-- START OF EXERCISE INPUT --

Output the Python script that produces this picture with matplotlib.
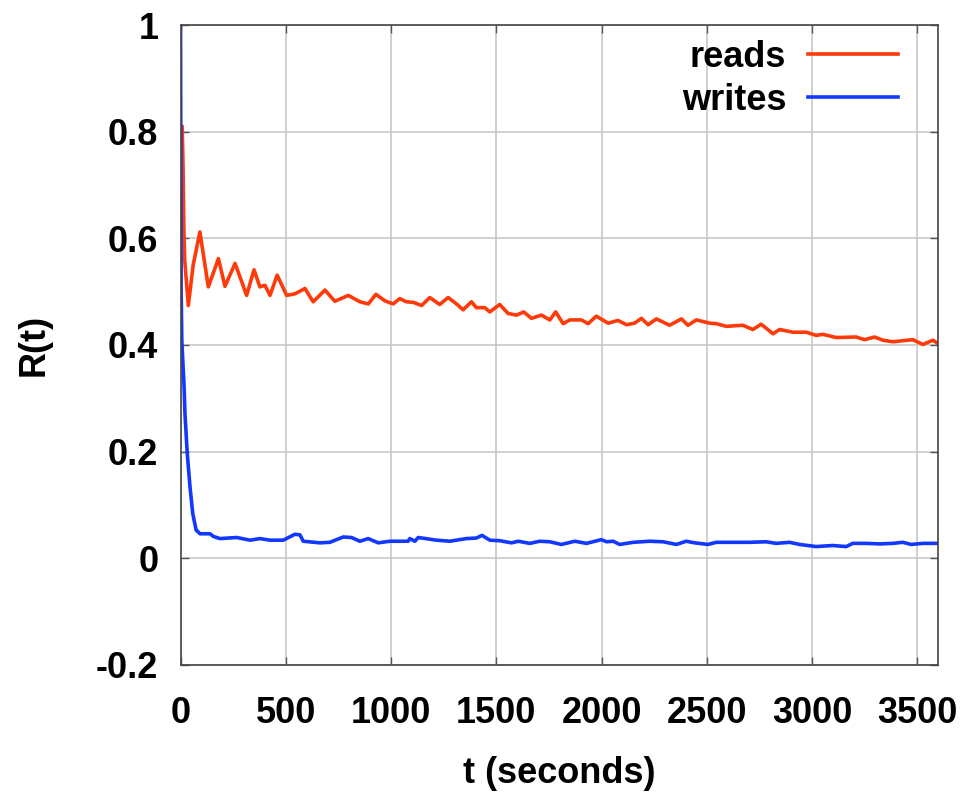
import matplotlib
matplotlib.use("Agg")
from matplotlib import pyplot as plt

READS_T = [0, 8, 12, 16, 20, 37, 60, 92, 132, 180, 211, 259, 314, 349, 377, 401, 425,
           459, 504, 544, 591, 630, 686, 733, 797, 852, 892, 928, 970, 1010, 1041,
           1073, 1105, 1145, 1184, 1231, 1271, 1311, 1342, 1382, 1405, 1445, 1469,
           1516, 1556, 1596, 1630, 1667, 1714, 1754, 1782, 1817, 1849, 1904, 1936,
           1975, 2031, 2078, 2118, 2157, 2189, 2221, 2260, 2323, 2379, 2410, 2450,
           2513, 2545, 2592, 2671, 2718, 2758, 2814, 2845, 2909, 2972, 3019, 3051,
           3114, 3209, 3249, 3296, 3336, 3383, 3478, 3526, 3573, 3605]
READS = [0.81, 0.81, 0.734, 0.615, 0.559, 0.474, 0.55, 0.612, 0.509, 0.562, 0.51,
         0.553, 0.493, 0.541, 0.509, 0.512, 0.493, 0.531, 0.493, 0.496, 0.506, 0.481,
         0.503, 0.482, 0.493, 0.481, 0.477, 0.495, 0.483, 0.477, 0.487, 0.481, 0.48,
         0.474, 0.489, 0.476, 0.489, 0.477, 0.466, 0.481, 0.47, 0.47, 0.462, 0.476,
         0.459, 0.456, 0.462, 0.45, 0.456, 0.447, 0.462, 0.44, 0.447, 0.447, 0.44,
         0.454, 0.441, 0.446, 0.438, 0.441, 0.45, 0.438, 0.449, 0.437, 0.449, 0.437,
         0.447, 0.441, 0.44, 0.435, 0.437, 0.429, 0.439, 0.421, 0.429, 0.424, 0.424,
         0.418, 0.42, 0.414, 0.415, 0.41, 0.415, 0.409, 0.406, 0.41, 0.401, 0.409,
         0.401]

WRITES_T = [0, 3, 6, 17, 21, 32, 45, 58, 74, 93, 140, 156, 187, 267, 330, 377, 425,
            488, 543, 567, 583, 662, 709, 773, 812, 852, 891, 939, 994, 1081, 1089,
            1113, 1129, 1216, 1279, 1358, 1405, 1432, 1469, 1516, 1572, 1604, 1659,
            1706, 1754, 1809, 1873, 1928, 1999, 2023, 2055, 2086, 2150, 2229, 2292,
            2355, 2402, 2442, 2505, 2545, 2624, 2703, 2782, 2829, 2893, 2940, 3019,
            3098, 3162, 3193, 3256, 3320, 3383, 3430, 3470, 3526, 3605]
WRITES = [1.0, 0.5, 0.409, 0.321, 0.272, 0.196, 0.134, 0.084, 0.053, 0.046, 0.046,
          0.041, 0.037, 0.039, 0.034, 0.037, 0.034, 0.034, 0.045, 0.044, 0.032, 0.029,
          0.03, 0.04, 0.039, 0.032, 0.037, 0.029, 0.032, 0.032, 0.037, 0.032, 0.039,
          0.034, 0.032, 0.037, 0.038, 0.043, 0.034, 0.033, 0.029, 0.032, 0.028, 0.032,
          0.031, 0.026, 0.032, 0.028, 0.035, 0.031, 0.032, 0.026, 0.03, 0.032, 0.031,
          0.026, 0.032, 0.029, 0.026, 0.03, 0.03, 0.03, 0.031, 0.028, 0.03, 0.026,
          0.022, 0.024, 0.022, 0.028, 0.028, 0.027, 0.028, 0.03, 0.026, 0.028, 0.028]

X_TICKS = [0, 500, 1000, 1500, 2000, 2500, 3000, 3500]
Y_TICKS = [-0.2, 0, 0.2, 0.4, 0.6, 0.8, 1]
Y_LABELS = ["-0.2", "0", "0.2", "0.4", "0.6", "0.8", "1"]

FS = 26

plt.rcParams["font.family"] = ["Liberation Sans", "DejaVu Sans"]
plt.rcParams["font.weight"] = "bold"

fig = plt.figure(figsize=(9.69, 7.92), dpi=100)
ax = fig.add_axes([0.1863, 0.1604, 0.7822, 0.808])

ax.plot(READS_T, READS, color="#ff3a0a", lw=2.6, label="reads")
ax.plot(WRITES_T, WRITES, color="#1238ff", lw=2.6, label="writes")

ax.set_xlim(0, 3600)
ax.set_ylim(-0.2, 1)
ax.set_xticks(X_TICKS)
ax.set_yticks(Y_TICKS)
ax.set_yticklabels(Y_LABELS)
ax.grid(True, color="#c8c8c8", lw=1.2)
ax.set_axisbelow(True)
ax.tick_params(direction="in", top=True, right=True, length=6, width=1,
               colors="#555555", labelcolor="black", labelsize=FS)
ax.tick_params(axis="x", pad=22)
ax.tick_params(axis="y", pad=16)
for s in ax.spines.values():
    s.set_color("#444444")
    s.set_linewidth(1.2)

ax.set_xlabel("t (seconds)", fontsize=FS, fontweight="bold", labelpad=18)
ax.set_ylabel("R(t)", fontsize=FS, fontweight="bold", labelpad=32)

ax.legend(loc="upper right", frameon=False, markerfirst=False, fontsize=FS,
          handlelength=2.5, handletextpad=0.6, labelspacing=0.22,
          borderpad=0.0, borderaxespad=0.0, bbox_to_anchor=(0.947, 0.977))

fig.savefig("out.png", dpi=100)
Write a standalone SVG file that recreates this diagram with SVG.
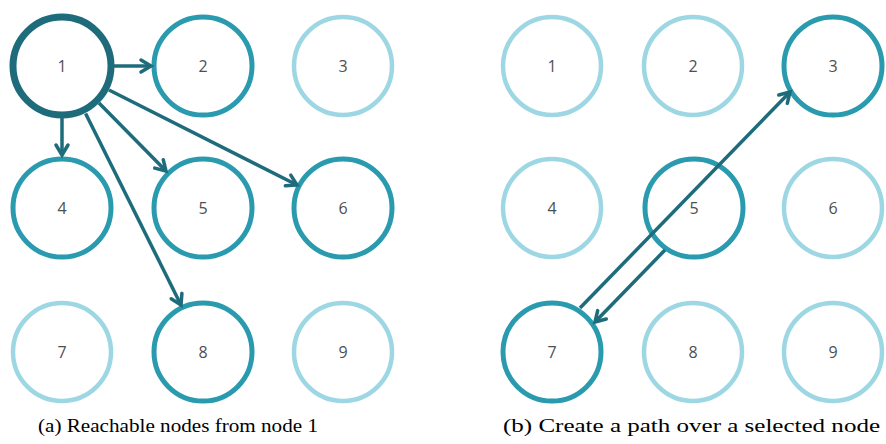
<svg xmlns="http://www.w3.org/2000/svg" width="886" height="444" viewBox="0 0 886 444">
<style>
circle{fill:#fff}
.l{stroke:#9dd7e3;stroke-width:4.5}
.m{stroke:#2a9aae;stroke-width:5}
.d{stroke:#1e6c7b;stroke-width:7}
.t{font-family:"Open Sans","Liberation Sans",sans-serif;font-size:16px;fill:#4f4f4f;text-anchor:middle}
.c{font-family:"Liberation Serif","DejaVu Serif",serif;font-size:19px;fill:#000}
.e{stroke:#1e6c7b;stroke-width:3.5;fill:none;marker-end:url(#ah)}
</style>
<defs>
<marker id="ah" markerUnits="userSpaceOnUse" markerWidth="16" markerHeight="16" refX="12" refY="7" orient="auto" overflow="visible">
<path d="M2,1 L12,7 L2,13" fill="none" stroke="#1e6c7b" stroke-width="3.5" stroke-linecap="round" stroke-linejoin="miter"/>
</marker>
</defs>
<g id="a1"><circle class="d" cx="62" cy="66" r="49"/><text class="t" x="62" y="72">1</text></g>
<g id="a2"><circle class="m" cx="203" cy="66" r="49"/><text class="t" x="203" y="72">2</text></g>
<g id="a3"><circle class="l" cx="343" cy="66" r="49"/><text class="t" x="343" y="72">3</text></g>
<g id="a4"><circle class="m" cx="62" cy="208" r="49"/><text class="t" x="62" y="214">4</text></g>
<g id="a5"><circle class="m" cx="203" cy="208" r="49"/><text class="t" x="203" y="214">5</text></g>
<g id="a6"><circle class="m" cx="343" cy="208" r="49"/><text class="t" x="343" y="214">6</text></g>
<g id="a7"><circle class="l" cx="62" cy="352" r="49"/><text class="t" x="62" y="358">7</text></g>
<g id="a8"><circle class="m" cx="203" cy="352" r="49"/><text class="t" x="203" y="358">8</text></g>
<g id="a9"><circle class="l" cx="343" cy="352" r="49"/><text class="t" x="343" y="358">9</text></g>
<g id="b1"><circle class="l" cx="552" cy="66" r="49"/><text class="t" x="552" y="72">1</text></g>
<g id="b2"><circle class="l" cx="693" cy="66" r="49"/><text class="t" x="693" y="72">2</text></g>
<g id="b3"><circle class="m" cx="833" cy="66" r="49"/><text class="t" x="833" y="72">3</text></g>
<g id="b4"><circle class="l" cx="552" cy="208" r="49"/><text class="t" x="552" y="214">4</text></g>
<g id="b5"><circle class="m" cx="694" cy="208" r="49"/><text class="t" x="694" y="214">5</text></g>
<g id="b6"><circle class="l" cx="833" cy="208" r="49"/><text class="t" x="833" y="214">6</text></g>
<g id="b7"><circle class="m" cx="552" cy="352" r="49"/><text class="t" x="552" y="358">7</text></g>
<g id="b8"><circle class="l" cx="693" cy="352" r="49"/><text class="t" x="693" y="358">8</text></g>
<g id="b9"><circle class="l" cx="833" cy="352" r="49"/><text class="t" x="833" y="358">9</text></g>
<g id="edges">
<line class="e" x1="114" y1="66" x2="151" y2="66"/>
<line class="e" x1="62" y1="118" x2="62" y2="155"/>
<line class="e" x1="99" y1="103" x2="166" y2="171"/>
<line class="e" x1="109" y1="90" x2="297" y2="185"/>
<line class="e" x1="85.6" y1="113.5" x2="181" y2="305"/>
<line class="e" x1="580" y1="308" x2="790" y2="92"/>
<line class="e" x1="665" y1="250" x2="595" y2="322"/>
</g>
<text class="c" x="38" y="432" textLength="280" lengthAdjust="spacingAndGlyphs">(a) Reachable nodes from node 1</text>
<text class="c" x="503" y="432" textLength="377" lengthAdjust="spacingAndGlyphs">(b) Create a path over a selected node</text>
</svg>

-- END OF EXERCISE INPUT --

WHAT THE TASK REQUIRES: Exactly as written, please give again the lines from the beginning of the listing through the line containing "from matplotlib import pyplot as plt", inclusive, without any pictures.

CORRECT RESPONSE:
Output the Python script that produces this picture with matplotlib.
import matplotlib
matplotlib.use("Agg")
from matplotlib import pyplot as plt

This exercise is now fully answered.